Yes Richie is very Hancock at times - another brilliant comic who died too young.

Here's some more tiny bits of trivia, we were told at the filming that Gas was the fourth episode to be filmed. They also showed us the clip where Eddie pulls out Richie's nose hairs with a pair of pliers.

I remember reading or seeing an interview with Ade explaining how they wrote together, he said they have a pacer and a writer. He was the writer and I can just see Rik pacing up and down - probably throwing his arms around and doing all kinds of gestures!

Can you please tell me how the set changes work for a studio audience?

Ie, in Gas, we see the main living room/kitchen, the door and hallway, the stairs, outside the flat, all of Rottweiler's house.

How do they change the set so quickly for a live audience?

How did Rik and Ade get on between takes?

Any other trivia on the making of the show?

Quote: BusterBriggs @ 9th July 2014, 12:04 AM BST

Can you please tell me how the set changes work for a studio audience?

Ie, in Gas, we see the main living room/kitchen, the door and hallway, the stairs, outside the flat, all of Rottweiler's house.

How do they change the set so quickly for a live audience?

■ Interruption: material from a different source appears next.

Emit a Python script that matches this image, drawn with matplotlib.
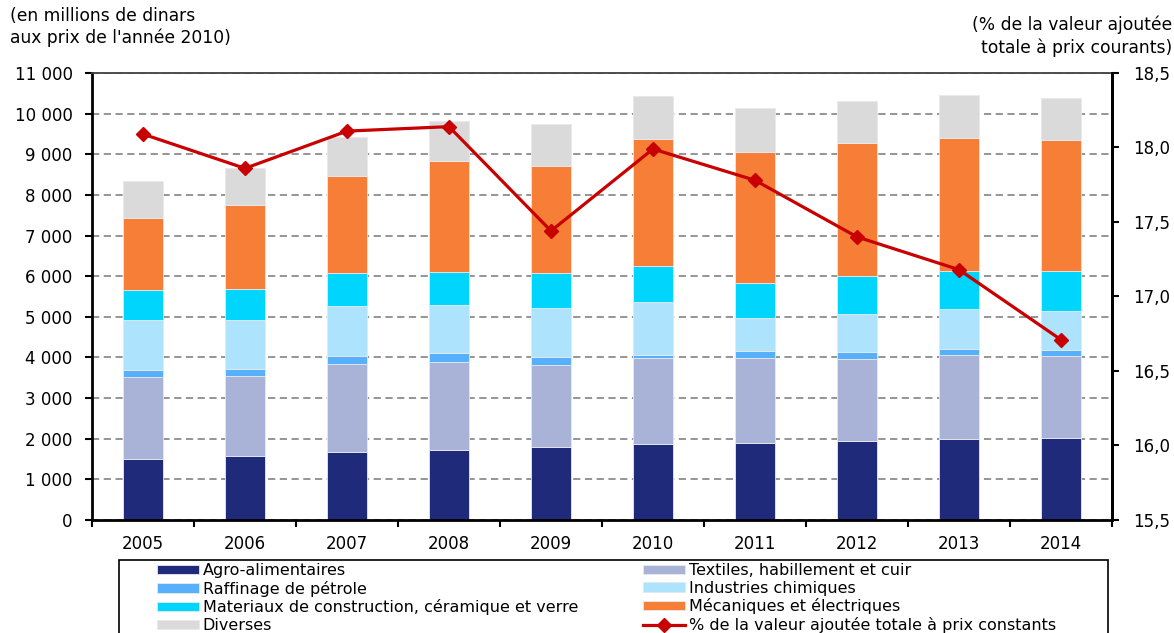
import numpy as np
import matplotlib
matplotlib.use("Agg")
import matplotlib.pyplot as plt
from matplotlib.patches import Rectangle
from matplotlib.ticker import FuncFormatter, MultipleLocator

years = ["2005", "2006", "2007", "2008", "2009", "2010", "2011", "2012", "2013", "2014"]

# value added by branch (millions of dinars, 2010 prices)
agro = [1500, 1575, 1675, 1720, 1790, 1870, 1885, 1950, 1995, 2025]
textiles = [2030, 1970, 2155, 2180, 2025, 2125, 2100, 2020, 2065, 2010]
raffinage = [165, 170, 215, 205, 190, 65, 165, 170, 150, 155]
chimiques = [1215, 1205, 1225, 1190, 1220, 1310, 810, 935, 975, 960]
materiaux = [740, 765, 805, 820, 855, 885, 860, 925, 950, 985]
mecaniques = [1780, 2065, 2400, 2715, 2640, 3120, 3240, 3275, 3270, 3215]
diverses = [910, 910, 950, 990, 1015, 1060, 1075, 1035, 1045, 1035]

# share of total value added (%, right axis)
part_va = [18.09, 17.86, 18.11, 18.14, 17.44, 17.99, 17.78, 17.40, 17.18, 16.71]

series = [
    ("Agro-alimentaires", agro, "#1f2a7b"),
    ("Textiles, habillement et cuir", textiles, "#a9b3d7"),
    ("Raffinage de pétrole", raffinage, "#57b0fc"),
    ("Industries chimiques", chimiques, "#ade3fc"),
    ("Materiaux de construction, céramique et verre", materiaux, "#00d5fd"),
    ("Mécaniques et électriques", mecaniques, "#f67e37"),
    ("Diverses", diverses, "#dadada"),
]

plt.rcParams["font.family"] = ["DejaVu Sans"]
W, H = 1174, 633

fig = plt.figure(figsize=(W / 100, H / 100), dpi=100)
ax = fig.add_axes([92 / W, 1 - 520 / H, 1020 / W, 447 / H])

x = np.arange(len(years))
bottom = np.zeros(len(years))
handles = []
for name, vals, color in series:
    vals = np.array(vals, dtype=float)
    b = ax.bar(x, vals, width=0.4, bottom=bottom, color=color,
               edgecolor="#e8e8ee", linewidth=0.6, label=name, zorder=2)
    handles.append(b)
    bottom += vals

ax.set_xlim(-0.5, len(years) - 0.5)
ax.set_ylim(0, 11000)
ax.yaxis.set_major_locator(MultipleLocator(1000))
ax.yaxis.set_major_formatter(FuncFormatter(lambda v, p: f"{int(v):,}".replace(",", " ")))
ax.grid(axis="y", linestyle=(0, (4, 2.5)), color="#8c8c8c", linewidth=1.3, zorder=0)
ax.set_axisbelow(True)

ax.set_xticks(x)
ax.set_xticklabels(years)
ax.set_xticks(np.arange(len(years) + 1) - 0.5, minor=True)
ax.tick_params(axis="x", which="major", length=0, pad=11, labelsize=12)
ax.tick_params(axis="x", which="minor", length=5, width=1.5, direction="out")
ax.tick_params(axis="y", length=5, width=1.5, direction="out", labelsize=12, pad=9)

ax.spines["top"].set_color("#404040")
ax.spines["top"].set_linewidth(1.3)
for s in ["left", "bottom", "right"]:
    ax.spines[s].set_linewidth(2)
    ax.spines[s].set_color("black")

ax2 = ax.twinx()
ax2.set_ylim(15.5, 18.5)
ax2.yaxis.set_major_locator(MultipleLocator(0.5))
ax2.yaxis.set_major_formatter(FuncFormatter(lambda v, p: f"{v:.1f}".replace(".", ",")))
ax2.tick_params(axis="y", length=5, width=1.5, direction="out", labelsize=12, pad=10)
for s in ["top", "left", "bottom"]:
    ax2.spines[s].set_visible(False)
ax2.spines["right"].set_linewidth(2)
line, = ax2.plot(x, part_va, color="#c80000", linewidth=2.3, marker="D",
                 markersize=7, zorder=5,
                 label="% de la valeur ajoutée totale à prix constants")

fig.text(10 / W, 1 - 7 / H, "(en millions de dinars\naux prix de l'année 2010)",
         ha="left", va="top", fontsize=12.3, linespacing=1.25)
fig.text(1172 / W, 1 - 16 / H, "(% de la valeur ajoutée\ntotale à prix courants)",
         ha="right", va="top", fontsize=12.3, linespacing=1.25, multialignment="right")

# legend: two columns, each its own legend, inside one hand-drawn frame
leg_kw = dict(loc="upper left", fontsize=11.5, frameon=False, handlelength=2.6,
              handleheight=0.5, handletextpad=0.25, labelspacing=0.17,
              borderpad=0, borderaxespad=0)
col1 = [handles[0], handles[2], handles[4], handles[6]]
col2 = [handles[1], handles[3], handles[5], line]
fig.legend(col1, [h.get_label() for h in col1],
           bbox_to_anchor=(157 / W, 1 - 563 / H), **leg_kw)
fig.legend(col2, [h.get_label() for h in col2],
           bbox_to_anchor=(643 / W, 1 - 563 / H), **leg_kw)
fig.patches.append(Rectangle((119 / W, -0.05), (1108 - 119) / W, 1 - 560 / H + 0.05,
                             transform=fig.transFigure, fill=False,
                             edgecolor="black", linewidth=1.2))

fig.savefig("out.png", dpi=100)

The set isn't changed. It's not like a theatre where there's a limited stage space - it's more akin to being sat across one wall of a warehouse. Set up in front of you will be perhaps two or three different sets next to each other, depending on the demands of the particular episode. There may also be hallways/corridors or other sets altogether behind what you can immediately see. The cameras are on wheels and so can then be moved around for each position. Everything is relayed to the audience via monitors suspended from the ceiling, if a particular view is obscured.

There's also the ability to pre-record scenes on other sets since taken apart, to film out of the studio, and to film tricky/dangerous/big reveal visual gags.